We did it with corporation tax. In 1998 the standard rate was 32pc, now it’s 12.5pc and look what’s happened since much to the chagrin of our competitors.
Granted that’s a different tax with a different policy. However, as Jean Baptiste Colbert famously said: “The art of taxation consists in so plucking the goose as to procure the largest quantity of feathers with the least possible amount of hissing.” Would a reduced CGT rate increase feathers while reducing hissing?
There are exceptions from full rate CGT. For example if an entrepreneur builds up a business then he or she can avail of entrepreneur relief which reduces the rate to 10pc on the first €1m of gains on disposing of the business. To qualify, among other conditions, an individual must own at least 5pc of the business and have spent a certain proportion of their time working in the business as a director or employee for three out of the previous five years, prior to disposal.
However, the UK offers a 10pc rate on £10m of gains over a lifetime which allows an appropriately timed changing of the guard at the business so that it, and all that sail with it, can continue to live, thrive and survive.
The Tax Strategy Group explains that while Ireland’s relief may not seem as generous as its UK equivalent, it operates in the context of other reliefs and exemptions which are not available in the UK. The group then gives the example of “retirement relief ”.
Retirement relief offers a full exemption on the gain where for example the business owner is between 55 and 66 years of age and the sales proceeds are less than €750,000 (lesser versions of the relief are available with other T’s and C’s applying).

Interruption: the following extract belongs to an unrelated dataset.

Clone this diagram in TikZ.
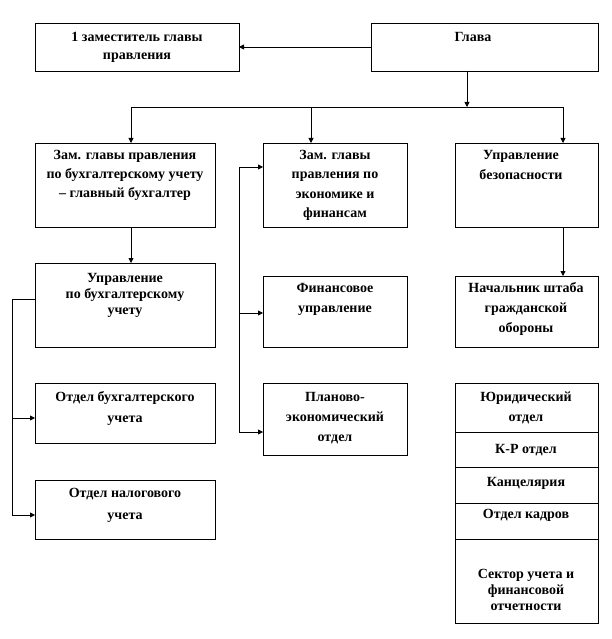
\documentclass[tikz,border=0pt]{standalone}
\usepackage{fontspec}
\setmainfont{Liberation Serif}
\usetikzlibrary{arrows.meta}
\tikzset{
  bx/.style={draw,line width=0.8pt,anchor=north west,inner sep=0pt,outer sep=0pt},
  lbl/.style={anchor=north,inner sep=0pt,align=center},
  ln/.style={line width=0.8pt},
  arr/.style={-{Triangle[length=5pt,width=5pt]}}
}
\newcommand\bx[5]{\node[bx,minimum width=#4pt,minimum height=#5pt] (#1) at (#2,#3) {};}
\newcommand\lb[5]{\node[lbl,font={\fontsize{14}{#4}\selectfont\bfseries}] (#1) at (#2,#3) {\rule{0pt}{13pt}#5};}
\begin{document}
\begin{tikzpicture}[x=1pt,y=-1pt]
\useasboundingbox (0,0) rectangle (612,639);
% boxes
\bx{zam1}{35}{23}{204}{48}
\bx{glava}{371}{23}{227}{48}
\bx{zamb}{35}{143}{180}{84}
\bx{zame}{263}{143}{144}{84}
\bx{uprb}{455}{143}{143}{84}
\bx{upbu}{35}{263}{180}{84}
\bx{fin}{263}{276}{144}{71}
\bx{nach}{455}{276}{143}{71}
\bx{otbu}{35}{383}{180}{60}
\bx{plan}{263}{383}{144}{72}
\bx{jur}{455}{383}{143}{49}
\bx{kr}{455}{432}{143}{35}
\bx{kanc}{455}{467}{143}{36}
\bx{kadr}{455}{503}{143}{36}
\bx{sekt}{455}{539}{143}{84}
\bx{otna}{35}{480}{180}{59}
% labels
\lb{t-zam1}{137}{28}{18}{1 заместитель главы\\правления}
\lb{t-glava}{473}{28}{18}{Глава}
\lb{t-zamb}{125}{146}{19}{Зам. главы правления\\по бухгалтерскому учету\\– главный бухгалтер}
\lb{t-zame}{335}{146}{19.5}{Зам. главы\\правления по\\экономике и\\финансам}
\lb{t-uprb}{521}{146}{20}{Управление\\безопасности}
\lb{t-upbu}{125}{269}{16}{Управление\\по бухгалтерскому\\учету}
\lb{t-fin}{335}{279}{20}{Финансовое\\управление}
\lb{t-nach}{526}{279}{20}{Начальник штаба\\гражданской\\обороны}
\lb{t-otbu}{125}{388}{21}{Отдел бухгалтерского\\учета}
\lb{t-plan}{335}{388}{20}{Планово-\\экономический\\отдел}
\lb{t-jur}{526}{388}{20}{Юридический\\отдел}
\lb{t-kr}{526}{440}{20}{К-Р отдел}
\lb{t-kanc}{526}{473}{20}{Канцелярия}
\lb{t-kadr}{526}{505}{20}{Отдел кадров}
\lb{t-sekt}{526}{565}{16}{Сектор учета и\\финансовой\\отчетности}
\lb{t-otna}{125}{484}{22}{Отдел налогового\\учета}
% coordinates
\coordinate (bus) at (467,107);
\coordinate (busL) at (131,107);
\coordinate (busM) at (311,107);
\coordinate (busR) at (563,107);
\coordinate (mT) at (239,167);
\coordinate (mF) at (239,313);
\coordinate (mB) at (239,432);
\coordinate (lT) at (12,299);
\coordinate (lA) at (12,418);
\coordinate (lB) at (12,515);
% connectors
\draw[ln,arr] (glava.west) -- (zam1.east);
\draw[ln,arr] (glava.south -| bus) -- (bus);
\draw[ln] (busL) -- (busR);
\draw[ln,arr] (busL) -- (busL |- zamb.north);
\draw[ln,arr] (busM) -- (busM |- zame.north);
\draw[ln,arr] (busR) -- (busR |- uprb.north);
\draw[ln,arr] (zamb.south -| busL) -- (upbu.north -| busL);
\draw[ln,arr] (uprb.south -| busR) -- (nach.north -| busR);
\draw[ln] (mT) -- (mB);
\draw[ln,arr] (mT) -- (zame.west |- mT);
\draw[ln,arr] (mF) -- (fin.west |- mF);
\draw[ln,arr] (mB) -- (plan.west |- mB);
\draw[ln] (upbu.west |- lT) -- (lT) -- (lB);
\draw[ln,arr] (lA) -- (otbu.west |- lA);
\draw[ln,arr] (lB) -- (otna.west |- lB);
\end{tikzpicture}
\end{document}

A full elimination of the gain occurs where the business remains within the family, as defined, and its seller is under 66; any older and the relief is limited to €3m proceeds or less. We’ll come back to retirement relief but you can see these are constraining conditions so there must be scope for entrepreneur relief to be closer to the UK version.
I say “closer” deliberately because why stop there? Is it appropriate that a person who has built up a business over decades suffers the same tax rate on a capital gain on its disposal as a person disposing of a business with a much shorter history? Why not taper the rates so that established businesses which have contributed to the exchequer over longer periods can have a further reduced rate on gains arising on their disposal by the entrepreneur.
This could encourage entrepreneurs who have developed successful businesses to stay with it so their skills can continue to benefit and grow the business while providing for an appropriately timed changing of the guard. As I’ve written previously, this is the time to focus on indigenous industry and the next “Aghaidh Leabhar” (Facebook). Where will it come from? What can we do to make this happen? An enhanced entrepreneur relief coupled with reduced rates could be significant in solving that puzzle. Coming back to “retirement relief ”, I was chatting with Niall Glynn, tax partner, on the matter recently. There are circumstances where it and the entrepreneur relief cannot apply resulting in tax payable where policy would dictate otherwise. Further, it’s clear that the better versions of retirement relief apply to younger business owners. Presumably this encourages earlier transition of the businesses to the next generation but is that the tax tail wagging the commercial dog?
One can see the point but policy means little to older individuals who haven’t yet, for various reasons personal or otherwise, disposed of their business and are now in harm’s way of a reduced relief.
They are humming along to The Clash’s infamous question “should I stay or should I go now. If I go there may be trouble…” in the form of a CGT bill and “if I stay it will be double” possibly in the form of a disgruntled family so “this indecision’s bugging me…”
Not to be morbid, but right now there’s no CGT on death so one option would be to stay with the business and let it to pass to the next generation. That would allow any gain to potentially fall within the Capital Acquisitions Tax (a whole different ball game) making it the next generation’s problem.
That would be the case anyway and you have to remember that (thankfully) human life expectancy is increasing. This is the dilemma with which some are wrestling but should such a predicament remain in our law?
CGT can bite when least expected but it shouldn’t be allowed to chew down on gains where it could slow indigenous development. We are in pre-budget mode which is the time of the possible. Myron Scholes (Nobel prizewinning economist) and others once wrote “Success is achieved when the tax rules subsidise activities that benefit society as a whole more than they benefit the individuals engaging in the activities…”.
The Potter movies put it another way that “there will be a time when we must choose between what is easy and what is right”. That time is now.